Background: HIV testing is still stigmatized among many high-risk groups in China, whereas routine syphilis testing has been widely accepted at sexually transmitted infection (STI) clinics. This project used the platform of a rapid syphilis screening test to expand HIV test uptake. The objective of this study was to use multilevel modeling to analyze determinants of syphilis and HIV-testing uptake at STI clinics in China.
Methods: 2061 STI patients at 6 clinics in Guangdong Province were offered free rapid syphilis and free rapid HIV testing. Test uptake was defined by patient receipt of results and a multilevel model was used to analyze predictors of uptake.
Results: This was the first syphilis or HIV test for the large majority (1388, 77.7%) of participants. Syphilis test uptake and HIV test uptake were high (1681, 81.6%, syphilis test uptake; 1673, 81.2% HIV test uptake). HIV test uptake was significantly concordant with syphilis test uptake (τb = 0.89, P < 0.001). The most parsimonious model of refusing HIV test uptake included the following variables: being married, having a previous HIV test, being unaccompanied, and participating in the last 2 months of the study.

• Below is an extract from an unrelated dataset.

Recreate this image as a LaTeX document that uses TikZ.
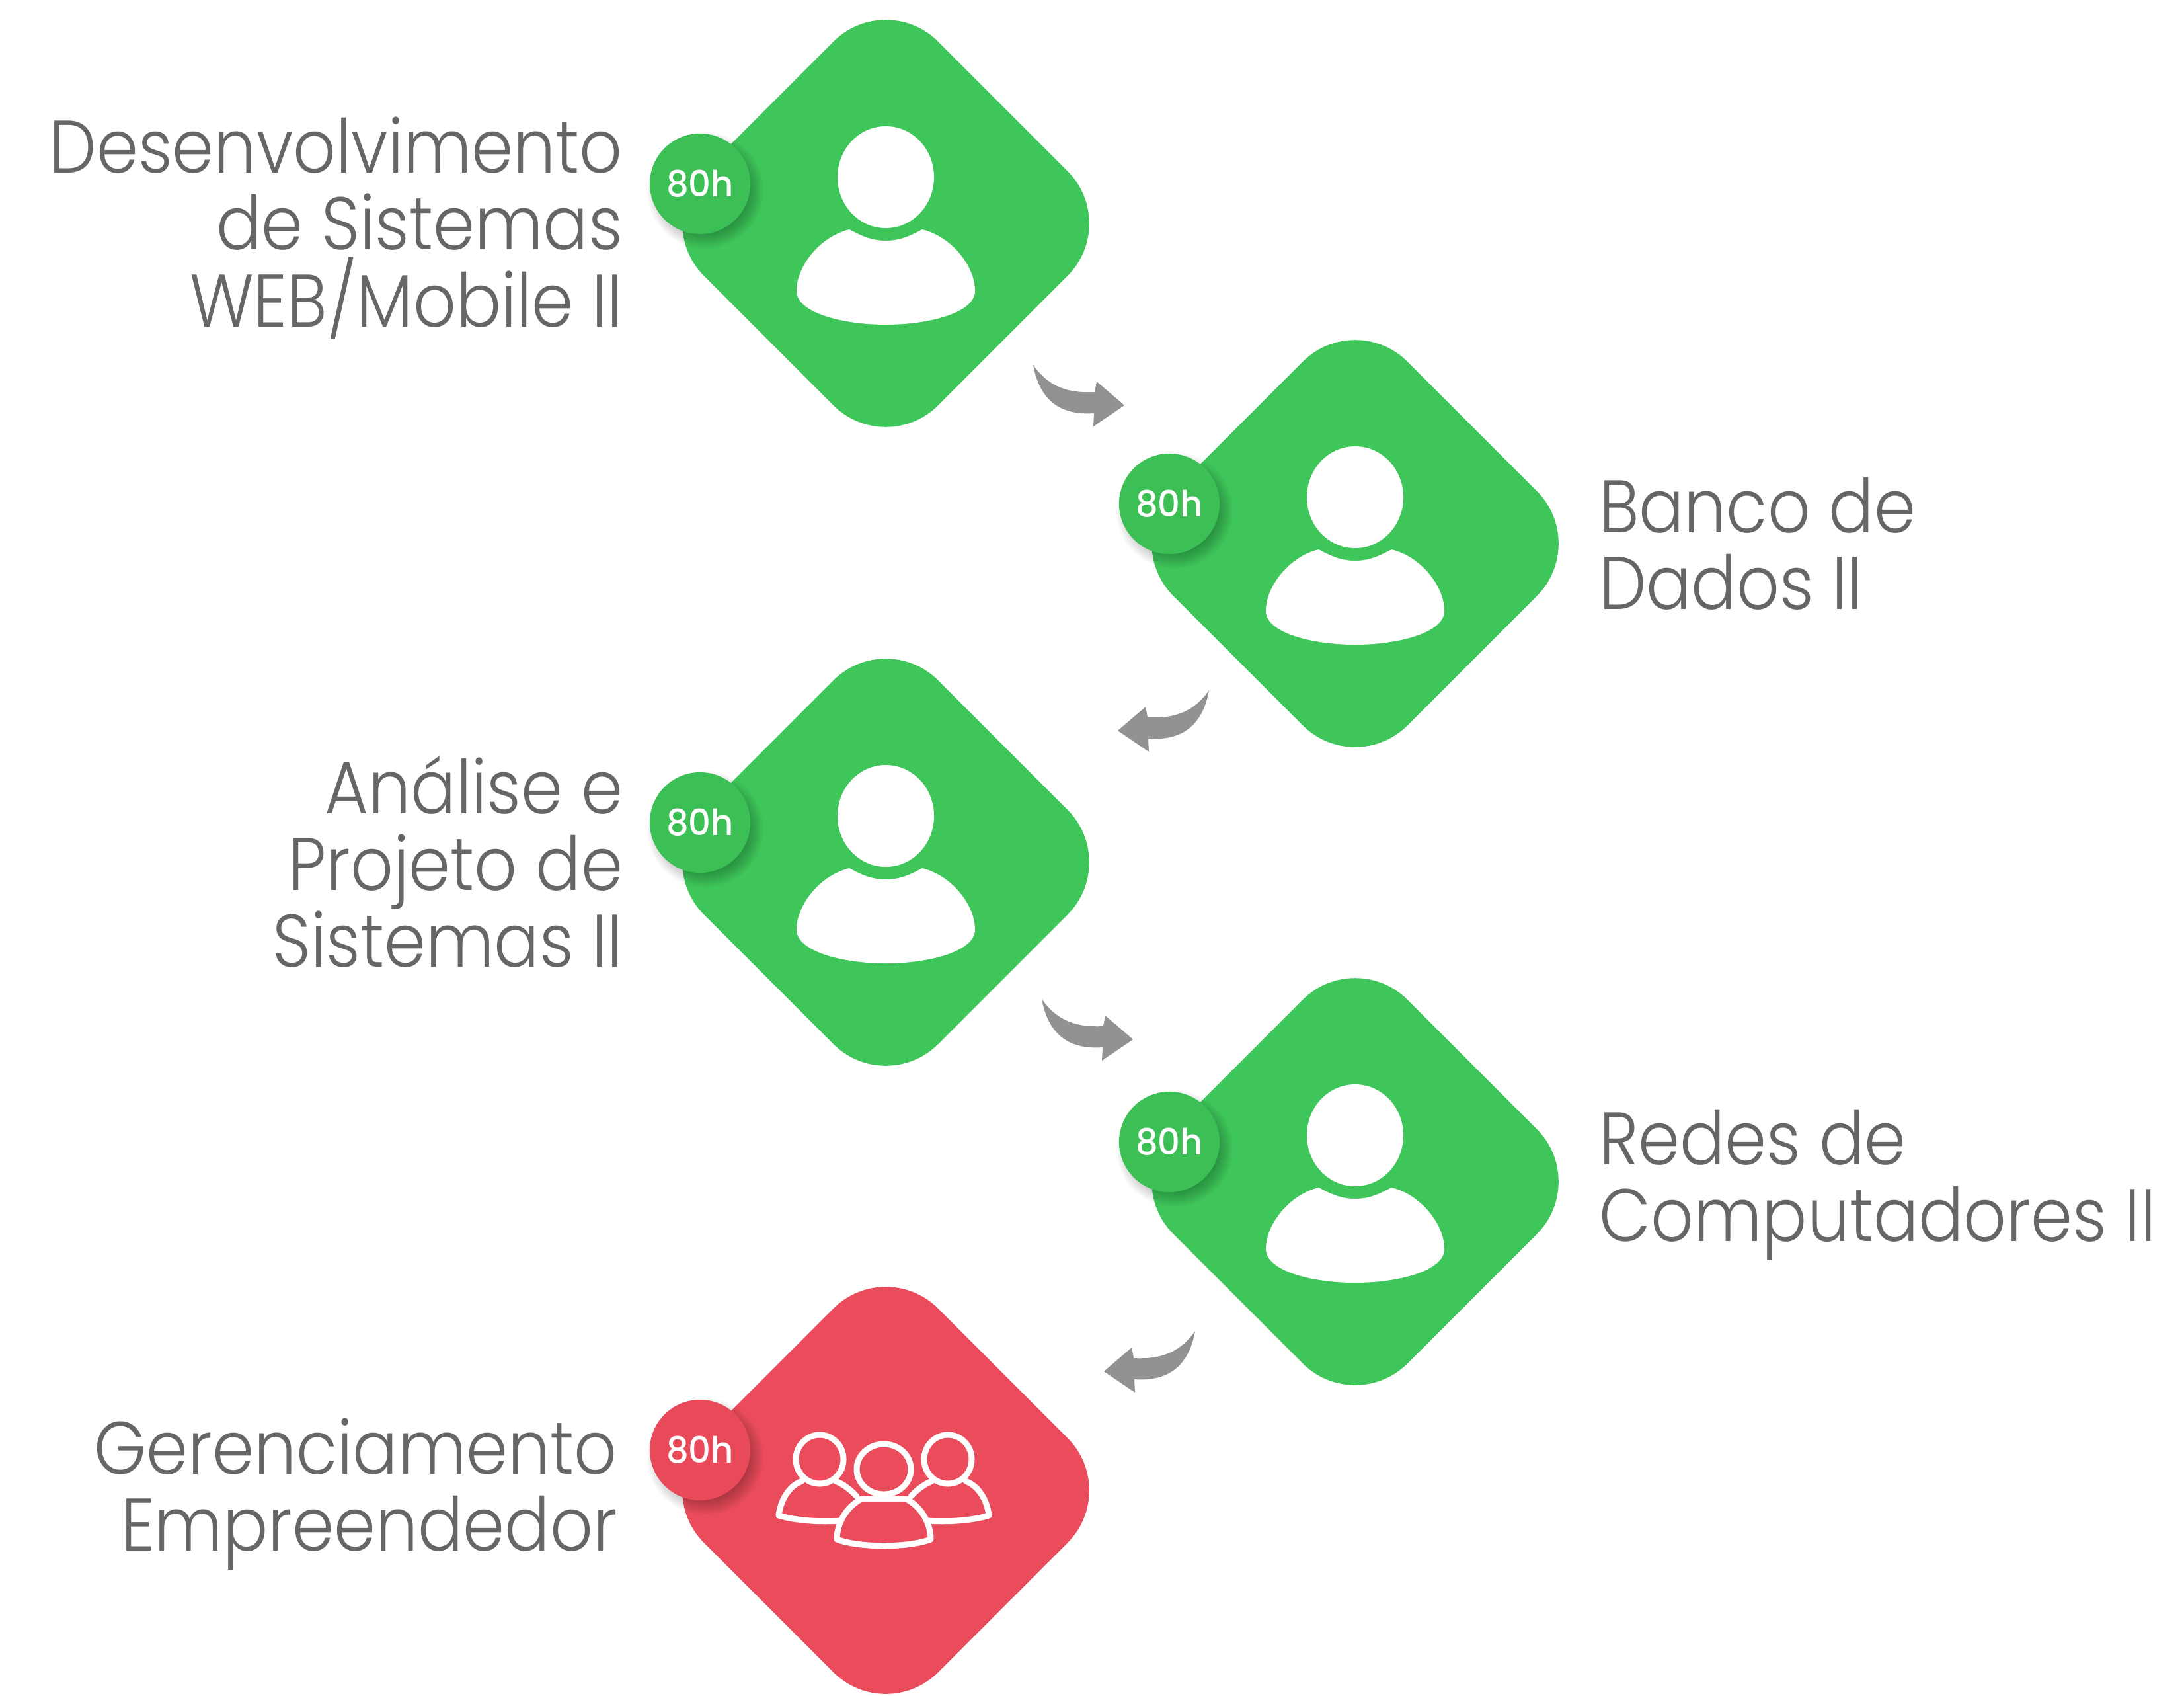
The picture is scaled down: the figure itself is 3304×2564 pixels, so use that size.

Conclusions: STI clinic-based screening for syphilis and HIV represents an excellent opportunity for scaling up integrated services, especially in South China where syphilis and sexually transmitted HIV cases are both rapidly increasing. Effective integration of HIV testing into routine clinical practice requires an understanding not only of individual test uptake but also of the broader social context of HIV testing.